Chapter 2 (pages 15–39) details three dozen of the various deities of the Realms, along with special rules focused on their priests, and introduces the concept of specialty priests: variants of the cleric with a slightly different set of abilities. The portfolios of 32 deities of the setting are described, along with notes and an illustration for each god's specialty priests, including: Auril, Azuth, Beshaba, Chauntea, Cyric, Deneir, Eldath, Gond, Helm, Ilmater, Lathander, Leira, Lliira, Loviatar, Malar, Mask, Mielikki, Milil, Mystra, Oghma, Selûne, Shar, Silvanus, Sune, Talona, Talos, Tempus, Torm, Tymora, Tyr, Umberlee, and Waukeen. Brief notes are given on nonhuman deities, elemental cults (including those of Grumbar, Kossuth, Akadi, and Istishia), beast cults, and the cult of Ao. The Dead Three (Bane, Bhaal, and Myrkul) are also described in the same manner as the 32 active deities.

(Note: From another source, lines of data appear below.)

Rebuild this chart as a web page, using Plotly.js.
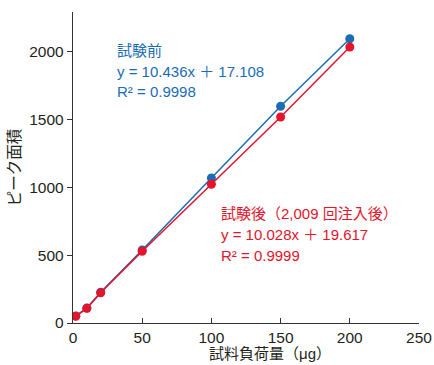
<!DOCTYPE html>
<html><head><meta charset="utf-8">
<script src="https://cdn.plot.ly/plotly-3.0.1.min.js"></script>
<style>html,body{margin:0;padding:0;background:#fff}#c{width:434px;height:365px}</style>
</head><body><div id="c"></div>
<script>
const loads = [2, 10, 20, 50, 100, 150, 200];
const before = [52, 110, 226, 538, 1068, 1596, 2093];
const after = [50, 108, 223, 528, 1022, 1517, 2032];
const xTicks = [0, 50, 100, 150, 200, 250];
const yTicks = [0, 500, 1000, 1500, 2000];
const blue = '#1a6db5', red = '#e5132b';
const F = 'Liberation Sans, Arial, Noto Sans CJK JP, sans-serif';
const traces = [
  {x: loads, y: before, mode: 'lines+markers', line: {color: blue, width: 1.5}, marker: {color: blue, size: 9}},
  {x: loads, y: after, mode: 'lines+markers', line: {color: red, width: 1.5}, marker: {color: red, size: 9}}
];
const ann = (x, y, t, c) => ({xref: 'paper', yref: 'paper', x, y, text: t, showarrow: false, xanchor: 'left', yanchor: 'middle', font: {family: F, size: 15, color: c}});
const px = v => (v - 73) / 346, py = v => (323 - v) / 311;
const layout = {
  width: 434, height: 365, margin: {l: 73, r: 15, t: 12, b: 42},
  showlegend: false, paper_bgcolor: '#fff', plot_bgcolor: '#fff',
  font: {family: F, color: '#231f20', size: 15},
  xaxis: {range: [0, 250], tickvals: xTicks, ticks: 'inside', ticklen: 5, tickcolor: '#333', showline: true, linecolor: '#333', linewidth: 1.2, showgrid: false, zeroline: false, tickfont: {size: 15.5}},
  yaxis: {range: [0, 2290], tickvals: yTicks, ticks: 'outside', ticklen: 5, tickcolor: '#333', showline: true, linecolor: '#333', linewidth: 1.2, showgrid: false, zeroline: false, tickfont: {size: 15.5},
    title: {text: 'ピーク面積', font: {size: 15.5}, standoff: 4}},
  annotations: [
    ann(px(115), py(50), '試験前', blue),
    ann(px(115), py(71), 'y = 10.436x ＋ 17.108', blue),
    ann(px(115), py(91), 'R² = 0.9998', blue),
    ann(px(219), py(213), '試験後（2,009 回注入後）', red),
    ann(px(219), py(234), 'y = 10.028x ＋ 19.617', red),
    ann(px(219), py(256), 'R² = 0.9999', red),
    {xref: 'paper', yref: 'paper', x: px(270), y: py(353), text: '試料負荷量（μg）', showarrow: false, xanchor: 'center', yanchor: 'middle', font: {family: F, size: 15, color: '#231f20'}}
  ]
};
Plotly.newPlot('c', traces, layout, {displayModeBar: false, staticPlot: true});
</script></body></html>
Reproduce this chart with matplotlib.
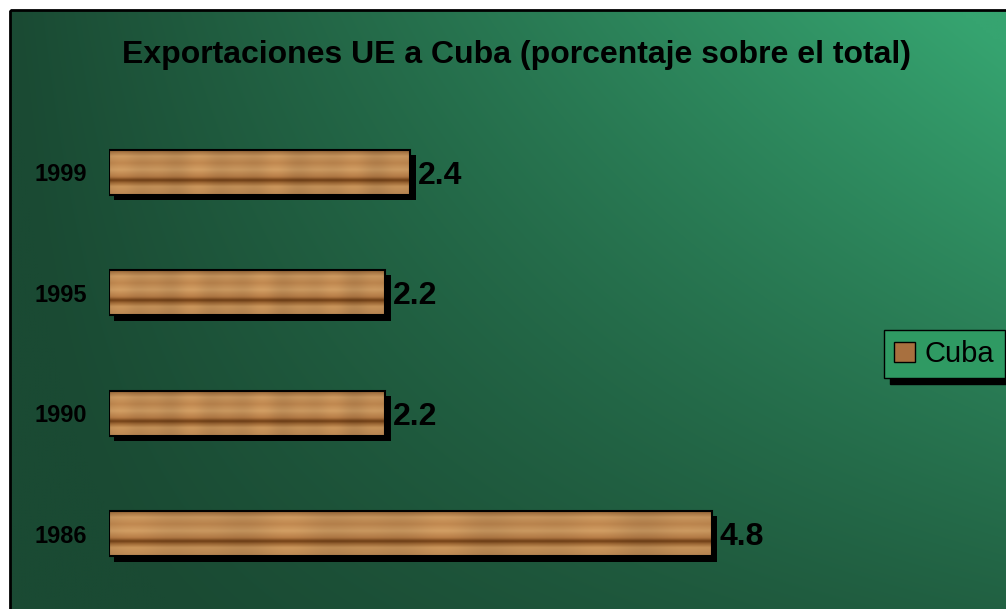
import numpy as np
import matplotlib
matplotlib.use("Agg")
import matplotlib.pyplot as plt
from matplotlib.patches import Rectangle, Patch
import matplotlib.patheffects as pe

plt.rcParams['font.family'] = ['Liberation Sans', 'DejaVu Sans']

years = ["1986", "1990", "1995", "1999"]
values = [4.8, 2.2, 2.2, 2.4]
value_labels = ["4.8", "2.2", "2.2", "2.4"]
series_name = "Cuba"
title = "Exportaciones UE a Cuba (porcentaje sobre el total)"

W, H = 1006, 609
fig = plt.figure(figsize=(W / 100, H / 100), dpi=100)

# background panel with green gradient and black frame
bg = fig.add_axes([0, 0, 1, 1], zorder=-1)
bg.set_xlim(0, W)
bg.set_ylim(H, 0)
bg.axis("off")
gx = np.linspace(0, 1, 300)
gy = np.linspace(0, 1, 200)
X, Y = np.meshgrid(gx, gy)
t = np.clip(X * (1.05 - 0.75 * Y) - 0.05 * Y, 0, 1)
dark = np.array([0x1a, 0x4a, 0x33]) / 255
light = np.array([0x36, 0xa4, 0x70]) / 255
img = dark + (light - dark) * t[..., None]
bg.imshow(img, extent=[10, W + 2, H + 2, 10], aspect="auto", interpolation="bilinear")
bg.add_patch(Rectangle((10, 10), W, H, fill=False, edgecolor="black", linewidth=2))

# main chart
ax = fig.add_axes([109 / W, (H - 594) / H, (988 - 109) / W, (594 - 112) / H])
ax.patch.set_alpha(0)
pos = np.arange(len(years))
bh = 0.375
bars = ax.barh(pos, values, height=bh, color="#b07a45", edgecolor="none", zorder=2)
for b in bars:
    b.set_path_effects([pe.SimplePatchShadow(offset=(3.8, -3.8), shadow_rgbFace="black", alpha=1), pe.Normal()])

# wood-like texture inside each bar
ty = np.linspace(0, 1, 60)
stops_y = [0.0, 0.15, 0.3, 0.45, 0.6, 0.68, 0.74, 0.82, 1.0]
stops_c = np.array([[0x8a, 0x5a, 0x2e], [0xc4, 0x93, 0x5c], [0xb8, 0x82, 0x4c], [0xc9, 0x98, 0x60],
                    [0xb0, 0x78, 0x44], [0x6e, 0x3e, 0x16], [0x9a, 0x66, 0x34], [0xc2, 0x90, 0x58],
                    [0xb4, 0x82, 0x50]]) / 255
prof = np.stack([np.interp(ty, stops_y, stops_c[:, k]) for k in range(3)], axis=1)
tx = np.linspace(0, 1, 200)
wobble = 1 + 0.05 * np.sin(tx * 37) * np.cos(tx * 11)
tex = np.clip(prof[:, None, :] * wobble[None, :, None], 0, 1)
for b in bars:
    x0, y0, w, h = b.get_x(), b.get_y(), b.get_width(), b.get_height()
    im = ax.imshow(tex, extent=[x0, x0 + w, y0, y0 + h], aspect="auto", zorder=3, interpolation="bilinear")
    im.set_clip_path(b)
ax.barh(pos, values, height=bh, fill=False, edgecolor="black", linewidth=1.5, zorder=4)

for p, v, lab in zip(pos, values, value_labels):
    ax.text(v + 0.06, p - 0.03, lab, va="center", ha="left", fontsize=23, fontweight="bold", color="black")

ax.set_xlim(0, 7)
ax.set_ylim(-0.5, 3.5)
ax.set_yticks(pos)
ax.set_yticklabels(years, fontsize=17, fontweight="bold")
ax.tick_params(axis="y", length=0, pad=16)
ax.set_xticks([])
for s in ax.spines.values():
    s.set_visible(False)

fig.text(517 / W, 1 - 55 / H, title, ha="center", va="center", fontsize=23, fontweight="bold", color="black")

leg_handle = Patch(facecolor="#a8703f", edgecolor="black", label=series_name)
leg = fig.legend(handles=[leg_handle], loc="center left", bbox_to_anchor=(884 / W, 1 - 354 / H),
                 borderaxespad=0, fontsize=21, frameon=True, fancybox=False, borderpad=0.35,
                 handlelength=0.7, handleheight=0.7, handletextpad=0.35,
                 shadow={"color": "black", "alpha": 1, "ox": 4, "oy": -4})
leg.get_frame().set_facecolor("#2f9a63")
leg.get_frame().set_edgecolor("black")
leg.get_frame().set_linewidth(1.0)

fig.savefig("out.png", dpi=100)
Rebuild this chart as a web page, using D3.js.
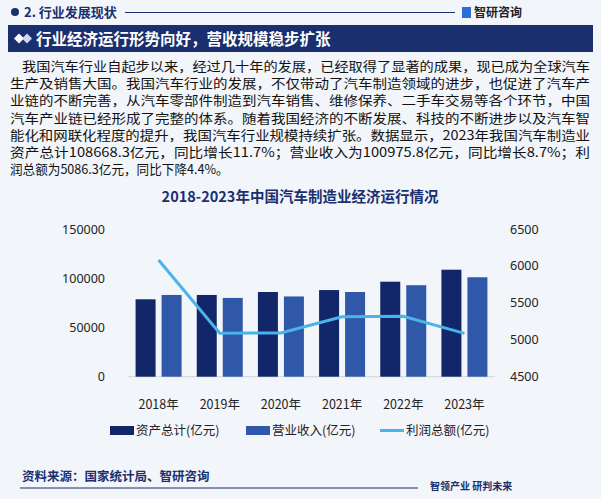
<!DOCTYPE html><html><head><meta charset="utf-8"><script src="https://cdn.jsdelivr.net/npm/d3@7"></script>
<style>body{margin:0;background:#f2f5fa;font-family:"Noto Sans CJK SC","Noto Sans",sans-serif}</style></head><body>
<svg id="c" width="601" height="499"></svg>
<script>
const years=["2018年","2019年","2020年","2021年","2022年","2023年"];
const assets=[78600,83000,86000,88000,96500,108668.3];
const revenue=[83000,80000,81500,86000,92900,100975.8];
const profit=[6080,5090,5093,5312,5319,5086.3];
const leftTicks=[0,50000,100000,150000];
const rightTicks=[4500,5000,5500,6000,6500];
const para=["我国汽车行业自起步以来，经过几十年的发展，已经取得了显著的成果，现已成为全球汽车",
"生产及销售大国。我国汽车行业的发展，不仅带动了汽车制造领域的进步，也促进了汽车产",
"业链的不断完善，从汽车零部件制造到汽车销售、维修保养、二手车交易等各个环节，中国",
"汽车产业链已经形成了完整的体系。随着我国经济的不断发展、科技的不断进步以及汽车智",
"能化和网联化程度的提升，我国汽车行业规模持续扩张。数据显示，2023年我国汽车制造业",
"资产总计108668.3亿元，同比增长11.7%；营业收入为100975.8亿元，同比增长8.7%；利",
"润总额为5086.3亿元，同比下降4.4%。"];
const svg=d3.select("#c");
const navy="#1a2f6e";
svg.append("circle").attr("cx",15).attr("cy",12).attr("r",4).attr("fill",navy);
svg.append("text").attr("x",24).attr("y",17).text("2. 行业发展现状").attr("font-size",13).attr("font-weight","bold").attr("fill","#1a2f6e");
svg.append("line").attr("x1",125).attr("x2",455).attr("y1",12.5).attr("y2",12.5).attr("stroke",navy).attr("stroke-width",1.2);
svg.append("rect").attr("x",462).attr("y",7).attr("width",9).attr("height",11).attr("fill","#2b6fd6");
svg.append("text").attr("x",474).attr("y",17).text("智研咨询").attr("font-size",12).attr("font-weight","bold").attr("fill","#222");
svg.append("rect").attr("x",8).attr("y",25).attr("width",585).attr("height",27).attr("fill",navy);
svg.append("path").attr("d","M14,38.5 L19,33.5 L24,38.5 L19,43.5Z").attr("fill","#fff");
svg.append("path").attr("d","M22,38.5 L27,33.5 L32,38.5 L27,43.5Z").attr("fill","#cfd8ea");
svg.append("text").attr("x",36).attr("y",45).text("行业经济运行形势向好，营收规模稳步扩张").attr("font-size",15.5).attr("font-weight","bold").attr("fill","#fff");
svg.append("g").selectAll("text").data(para).join("text").attr("x",(d,i)=>i==0?22:10).attr("y",(d,i)=>71+i*17.2).text(d=>d).attr("font-size",12.6).attr("fill","#111").attr("textLength",(d,i)=>i==6?null:(i==0?568:580)).attr("lengthAdjust","spacingAndGlyphs");
svg.append("text").attr("x",300).attr("y",202).attr("text-anchor","middle").text("2018-2023年中国汽车制造业经济运行情况").attr("font-size",14.5).attr("font-weight","bold").attr("fill","#1a2f6e");
const x=d3.scaleBand().domain(years).range([128,495]);
const yl=d3.scaleLinear().domain([0,150000]).range([376.7,229]);
const yr=d3.scaleLinear().domain([4500,6500]).range([376.7,229]);
svg.append("line").attr("x1",128).attr("x2",495).attr("y1",yl(0)).attr("y2",yl(0)).attr("stroke","#d0d4dc");
const bw=20,gap=6;
svg.append("g").selectAll("rect").data(assets).join("rect").attr("x",(d,i)=>x(years[i])+x.bandwidth()/2-bw-gap/2).attr("width",bw).attr("y",d=>yl(d)).attr("height",d=>yl(0)-yl(d)).attr("fill","#12276a");
svg.append("g").selectAll("rect").data(revenue).join("rect").attr("x",(d,i)=>x(years[i])+x.bandwidth()/2+gap/2).attr("width",bw).attr("y",d=>yl(d)).attr("height",d=>yl(0)-yl(d)).attr("fill","#2f58a8");
svg.append("path").datum(profit).attr("d",d3.line().x((d,i)=>x(years[i])+x.bandwidth()/2).y(d=>yr(d))).attr("fill","none").attr("stroke","#49b4ea").attr("stroke-width",3);
const ax=svg.append("g").attr("transform","translate(0,"+(yl(0)+20)+")").call(d3.axisBottom(x).tickSize(0));
ax.select(".domain").remove();
ax.selectAll("text").attr("font-size",12.5).attr("fill","#222").attr("font-family","Noto Sans CJK SC");
const al=svg.append("g").attr("transform","translate(108,0)").call(d3.axisLeft(yl).tickValues(leftTicks).tickSize(0).tickFormat(d3.format("d")));
al.select(".domain").remove();al.selectAll("text").attr("font-size",12.5).attr("fill","#222").attr("font-family","Noto Sans");
const ar=svg.append("g").attr("transform","translate(507,0)").call(d3.axisRight(yr).tickValues(rightTicks).tickSize(0).tickFormat(d3.format("d")));
ar.select(".domain").remove();ar.selectAll("text").attr("font-size",12.5).attr("fill","#222").attr("font-family","Noto Sans");
const lg=[{t:"资产总计(亿元)",c:"#12276a",x:110,type:"r"},{t:"营业收入(亿元)",c:"#2f58a8",x:246,type:"r"},{t:"利润总额(亿元)",c:"#49b4ea",x:380,type:"l"}];
lg.forEach(o=>{
 if(o.type=="r") svg.append("rect").attr("x",o.x).attr("y",426).attr("width",24).attr("height",9).attr("fill",o.c);
 else svg.append("line").attr("x1",o.x).attr("x2",o.x+24).attr("y1",430.5).attr("y2",430.5).attr("stroke",o.c).attr("stroke-width",3);
 svg.append("text").attr("x",o.x+26).attr("y",435).text(o.t).attr("font-size",12.5).attr("fill","#222");
});
svg.append("text").attr("x",22).attr("y",481).text("资料来源：国家统计局、智研咨询").attr("font-size",12.5).attr("fill","#1a2f6e").attr("font-weight","bold");
svg.append("line").attr("x1",20).attr("x2",418).attr("y1",488).attr("y2",488).attr("stroke",navy);
svg.append("text").attr("x",430).attr("y",490).text("智领产业 研判未来").attr("font-size",10).attr("fill","#1a2f6e").attr("font-weight","bold");
</script></body></html>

Chapter 3 (pages 41–67) details magic and the changes to magic and mages in the Realms. This chapter presents 81 magic spells which are in general use, including spells bearing the names of notable mages such as Laeral, Khelben, The Simbul, and Elminster.

Chapter 4 (pages 69–122) provides detailed descriptions of several cities in the Heartlands of the Realms. This includes information on the ruling authorities (both official and unofficial), population statistics, major products, armed forces, notable mages, significant churches, rogues' and thieves' guilds, equipment shops, adventurers' quarters, key characters, and other important town features. 24 cities are described, including Arabel, Baldur's Gate, Berdusk, Calaunt, Daerlun, Elturel, Eversult, Hillsfar, Iriaebor, Marsember, Mulmaster, Ordelun, Procampur, Saerlun, Scornubel, Selgaunt, Shadowdale, Suzail, Tantras, Tilverton, Urmlaspyr, Westgate, Yhaunn, and Zhentil Keep. Also included is a page featuring heraldry symbols of various nations, towns, dales, mercenary units, and other organizations, in addition to other symbols shown throughout the text.

Chapter 5 (pages 123-128) details secret societies of the heartlands, including the Harpers, the Zhentarim, and the Red Wizards of Thay.

Chapter 6 (pages 129-146) details a wide variety of different types of treasure that adventuring player characters may discover. Various types of gems, ornamental stones, semi-precious stones, fancy stones, precious stones, gem stones, jewels, hardstones, shells, and art objects are described in detail.

Four appendices are also included in the book. Appendix 1, on page 147, is a treasure table for determining random treasure. Appendix 2 (pages 148-149) is a list of wizard spells by school, Appendix 3 (pages 150-151) is a list of wizard spells by level, Appendix 4 (pages 152-153) contains random spell lists; these three appendices compile spells from Forgotten Realms Adventures and the second edition Player's Handbook.

Page 154 contains a bibliography of Forgotten Realms products for collectors. This bibliography details all Forgotten Realms products published by TSR up to March 1990. This includes all boxed sets, adventures and accessories, board games, products for the Kara-Tur setting, and novels.

==Publication history==
Forgotten Realms Adventures was written by Jeff Grubb and Ed Greenwood, with a cover by Clyde Caldwell and interior illustrations by Stephen Fabian, and was published by TSR in 1990 as a 160-page hardcover.

==Reception==
In the July 1990 edition of Games International, the reviewer was not impressed, commenting "Despite the name, this AD&D hardback contains no scenarios, only a tired blend of new rules." The reviewer concluded by recommending against its purchase, saying, "If you're a Forgotten Realms completist, you'll have to have it. Otherwise, forget it."

In the October/November 1990 issue of White Wolf Magazine reviewer Lisa Stevens stated that the volume was a "hodgepodge sourcebook of information useful to the Forgotten Realms DM". She summarized that it was "well-written and will be a great aid to such DMs". Overall, Stevens gave the sourcebook an average review of 3 out of 5.

==Reviews==
- Dosdediez (Número 4 - May/Jun 1994)

==Awards==
At the 1991 Origins Awards, Forgotten Realms Adventures won the award for Best Roleplaying Supplement of 1990.